Repeat every line exactly, keeping the pictures out of the copy.

>> START

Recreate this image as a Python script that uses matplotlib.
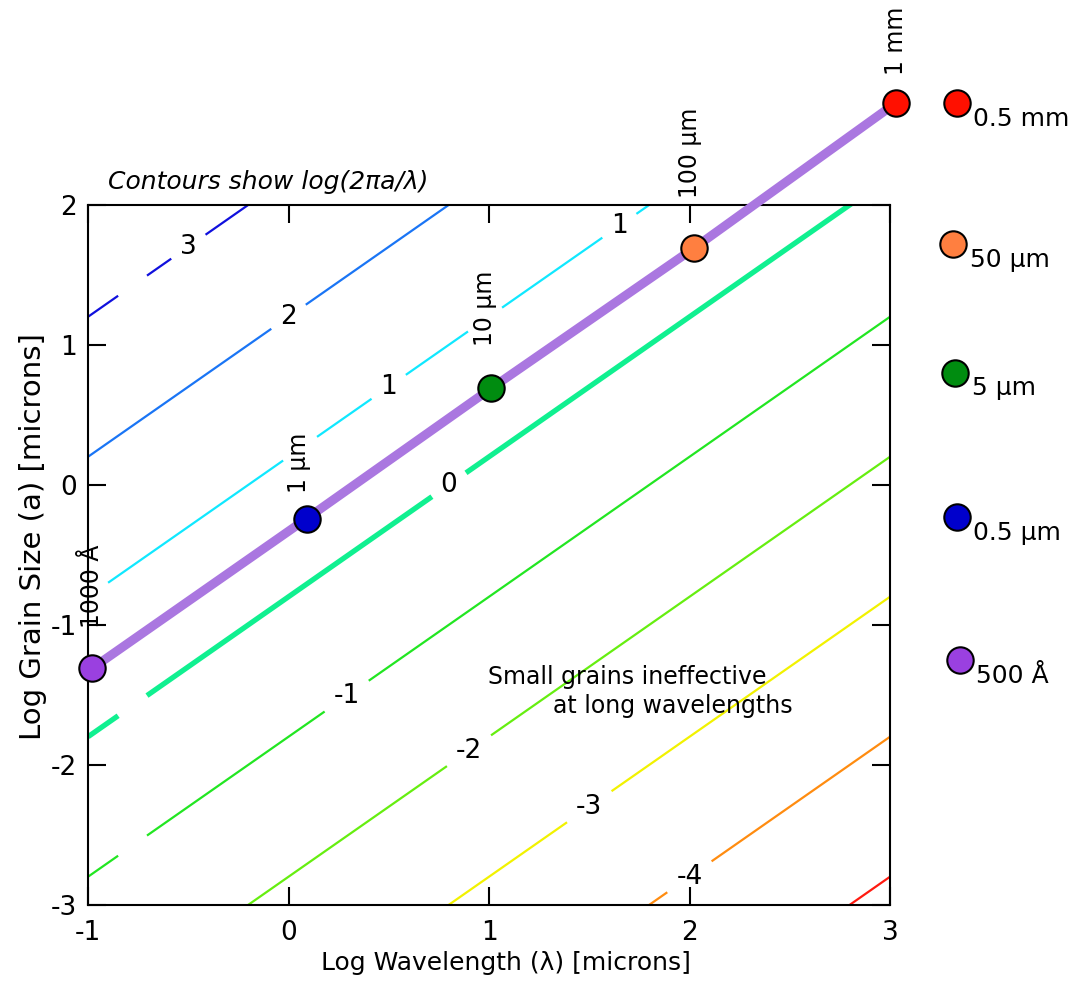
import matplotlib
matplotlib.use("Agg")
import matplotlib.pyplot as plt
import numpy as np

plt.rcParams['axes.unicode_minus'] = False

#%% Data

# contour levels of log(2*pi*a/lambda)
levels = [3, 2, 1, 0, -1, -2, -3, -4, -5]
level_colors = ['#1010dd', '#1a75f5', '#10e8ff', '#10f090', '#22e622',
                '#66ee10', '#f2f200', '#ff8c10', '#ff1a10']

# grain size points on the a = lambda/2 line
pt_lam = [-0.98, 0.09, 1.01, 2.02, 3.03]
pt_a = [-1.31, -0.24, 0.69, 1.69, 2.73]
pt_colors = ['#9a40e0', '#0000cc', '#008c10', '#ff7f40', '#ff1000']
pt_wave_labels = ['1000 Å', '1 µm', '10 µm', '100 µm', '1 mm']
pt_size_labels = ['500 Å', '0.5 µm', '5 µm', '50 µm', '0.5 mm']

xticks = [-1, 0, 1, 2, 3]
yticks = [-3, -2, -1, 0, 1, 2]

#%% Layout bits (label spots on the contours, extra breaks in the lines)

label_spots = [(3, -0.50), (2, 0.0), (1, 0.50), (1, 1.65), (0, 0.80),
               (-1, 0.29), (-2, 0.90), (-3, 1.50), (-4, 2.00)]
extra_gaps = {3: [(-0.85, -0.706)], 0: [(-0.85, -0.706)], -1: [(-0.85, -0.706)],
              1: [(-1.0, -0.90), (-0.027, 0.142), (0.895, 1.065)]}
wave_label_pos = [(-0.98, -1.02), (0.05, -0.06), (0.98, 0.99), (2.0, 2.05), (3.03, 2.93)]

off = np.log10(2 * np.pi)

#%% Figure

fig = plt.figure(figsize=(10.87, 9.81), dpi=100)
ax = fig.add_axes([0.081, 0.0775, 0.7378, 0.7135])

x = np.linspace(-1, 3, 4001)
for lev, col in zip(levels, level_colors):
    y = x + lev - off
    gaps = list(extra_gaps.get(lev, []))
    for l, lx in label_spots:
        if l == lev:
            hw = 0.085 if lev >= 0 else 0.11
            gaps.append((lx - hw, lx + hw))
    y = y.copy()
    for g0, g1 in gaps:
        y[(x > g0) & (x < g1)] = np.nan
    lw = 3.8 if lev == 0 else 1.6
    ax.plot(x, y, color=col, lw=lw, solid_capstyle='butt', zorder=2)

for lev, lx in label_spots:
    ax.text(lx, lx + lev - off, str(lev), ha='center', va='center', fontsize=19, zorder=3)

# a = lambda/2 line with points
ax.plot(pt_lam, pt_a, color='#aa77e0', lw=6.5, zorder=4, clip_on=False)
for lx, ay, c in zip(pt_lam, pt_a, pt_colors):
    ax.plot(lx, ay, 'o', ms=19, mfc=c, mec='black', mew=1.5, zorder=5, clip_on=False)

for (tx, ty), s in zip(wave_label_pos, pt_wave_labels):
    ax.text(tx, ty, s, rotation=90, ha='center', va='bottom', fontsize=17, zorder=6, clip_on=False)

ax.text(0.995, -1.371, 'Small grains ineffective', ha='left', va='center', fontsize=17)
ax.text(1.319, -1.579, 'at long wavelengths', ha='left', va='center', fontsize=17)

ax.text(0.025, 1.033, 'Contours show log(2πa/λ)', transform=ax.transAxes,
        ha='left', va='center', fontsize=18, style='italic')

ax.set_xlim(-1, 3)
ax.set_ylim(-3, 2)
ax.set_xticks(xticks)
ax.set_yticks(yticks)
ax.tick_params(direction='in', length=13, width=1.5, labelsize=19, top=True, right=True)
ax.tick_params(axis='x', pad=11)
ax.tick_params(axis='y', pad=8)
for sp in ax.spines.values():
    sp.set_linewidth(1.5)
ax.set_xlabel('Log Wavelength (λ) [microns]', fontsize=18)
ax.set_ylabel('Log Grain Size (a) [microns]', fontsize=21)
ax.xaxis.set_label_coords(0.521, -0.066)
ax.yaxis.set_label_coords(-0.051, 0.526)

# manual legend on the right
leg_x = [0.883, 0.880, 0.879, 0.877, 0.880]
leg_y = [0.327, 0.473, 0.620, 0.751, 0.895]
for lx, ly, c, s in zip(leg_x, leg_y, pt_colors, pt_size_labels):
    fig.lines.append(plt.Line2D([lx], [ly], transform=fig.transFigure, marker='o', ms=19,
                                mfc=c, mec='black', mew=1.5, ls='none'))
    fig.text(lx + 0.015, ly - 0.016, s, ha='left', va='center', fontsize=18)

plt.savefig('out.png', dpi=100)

>> END

- _Task answer_:
Recreate this image as a Python script that uses matplotlib.
import matplotlib
matplotlib.use("Agg")
import matplotlib.pyplot as plt
import numpy as np

plt.rcParams['axes.unicode_minus'] = False

#%% Data

# contour levels of log(2*pi*a/lambda)
levels = [3, 2, 1, 0, -1, -2, -3, -4, -5]
level_colors = ['#1010dd', '#1a75f5', '#10e8ff', '#10f090', '#22e622',
                '#66ee10', '#f2f200', '#ff8c10', '#ff1a10']

# grain size points on the a = lambda/2 line
pt_lam = [-0.98, 0.09, 1.01, 2.02, 3.03]
pt_a = [-1.31, -0.24, 0.69, 1.69, 2.73]
pt_colors = ['#9a40e0', '#0000cc', '#008c10', '#ff7f40', '#ff1000']
pt_wave_labels = ['1000 Å', '1 µm', '10 µm', '100 µm', '1 mm']
pt_size_labels = ['500 Å', '0.5 µm', '5 µm', '50 µm', '0.5 mm']

xticks = [-1, 0, 1, 2, 3]
yticks = [-3, -2, -1, 0, 1, 2]

#%% Layout bits (label spots on the contours, extra breaks in the lines)

label_spots = [(3, -0.50), (2, 0.0), (1, 0.50), (1, 1.65), (0, 0.80),
               (-1, 0.29), (-2, 0.90), (-3, 1.50), (-4, 2.00)]
extra_gaps = {3: [(-0.85, -0.706)], 0: [(-0.85, -0.706)], -1: [(-0.85, -0.706)],
              1: [(-1.0, -0.90), (-0.027, 0.142), (0.895, 1.065)]}
wave_label_pos = [(-0.98, -1.02), (0.05, -0.06), (0.98, 0.99), (2.0, 2.05), (3.03, 2.93)]

off = np.log10(2 * np.pi)

#%% Figure

fig = plt.figure(figsize=(10.87, 9.81), dpi=100)
ax = fig.add_axes([0.081, 0.0775, 0.7378, 0.7135])

x = np.linspace(-1, 3, 4001)
for lev, col in zip(levels, level_colors):
    y = x + lev - off
    gaps = list(extra_gaps.get(lev, []))
    for l, lx in label_spots:
        if l == lev:
            hw = 0.085 if lev >= 0 else 0.11
            gaps.append((lx - hw, lx + hw))
    y = y.copy()
    for g0, g1 in gaps:
        y[(x > g0) & (x < g1)] = np.nan
    lw = 3.8 if lev == 0 else 1.6
    ax.plot(x, y, color=col, lw=lw, solid_capstyle='butt', zorder=2)

for lev, lx in label_spots:
    ax.text(lx, lx + lev - off, str(lev), ha='center', va='center', fontsize=19, zorder=3)

# a = lambda/2 line with points
ax.plot(pt_lam, pt_a, color='#aa77e0', lw=6.5, zorder=4, clip_on=False)
for lx, ay, c in zip(pt_lam, pt_a, pt_colors):
    ax.plot(lx, ay, 'o', ms=19, mfc=c, mec='black', mew=1.5, zorder=5, clip_on=False)

for (tx, ty), s in zip(wave_label_pos, pt_wave_labels):
    ax.text(tx, ty, s, rotation=90, ha='center', va='bottom', fontsize=17, zorder=6, clip_on=False)

ax.text(0.995, -1.371, 'Small grains ineffective', ha='left', va='center', fontsize=17)
ax.text(1.319, -1.579, 'at long wavelengths', ha='left', va='center', fontsize=17)

ax.text(0.025, 1.033, 'Contours show log(2πa/λ)', transform=ax.transAxes,
        ha='left', va='center', fontsize=18, style='italic')

ax.set_xlim(-1, 3)
ax.set_ylim(-3, 2)
ax.set_xticks(xticks)
ax.set_yticks(yticks)
ax.tick_params(direction='in', length=13, width=1.5, labelsize=19, top=True, right=True)
ax.tick_params(axis='x', pad=11)
ax.tick_params(axis='y', pad=8)
for sp in ax.spines.values():
    sp.set_linewidth(1.5)
ax.set_xlabel('Log Wavelength (λ) [microns]', fontsize=18)
ax.set_ylabel('Log Grain Size (a) [microns]', fontsize=21)
ax.xaxis.set_label_coords(0.521, -0.066)
ax.yaxis.set_label_coords(-0.051, 0.526)

# manual legend on the right
leg_x = [0.883, 0.880, 0.879, 0.877, 0.880]
leg_y = [0.327, 0.473, 0.620, 0.751, 0.895]
for lx, ly, c, s in zip(leg_x, leg_y, pt_colors, pt_size_labels):
    fig.lines.append(plt.Line2D([lx], [ly], transform=fig.transFigure, marker='o', ms=19,
                                mfc=c, mec='black', mew=1.5, ls='none'))
    fig.text(lx + 0.015, ly - 0.016, s, ha='left', va='center', fontsize=18)

plt.savefig('out.png', dpi=100)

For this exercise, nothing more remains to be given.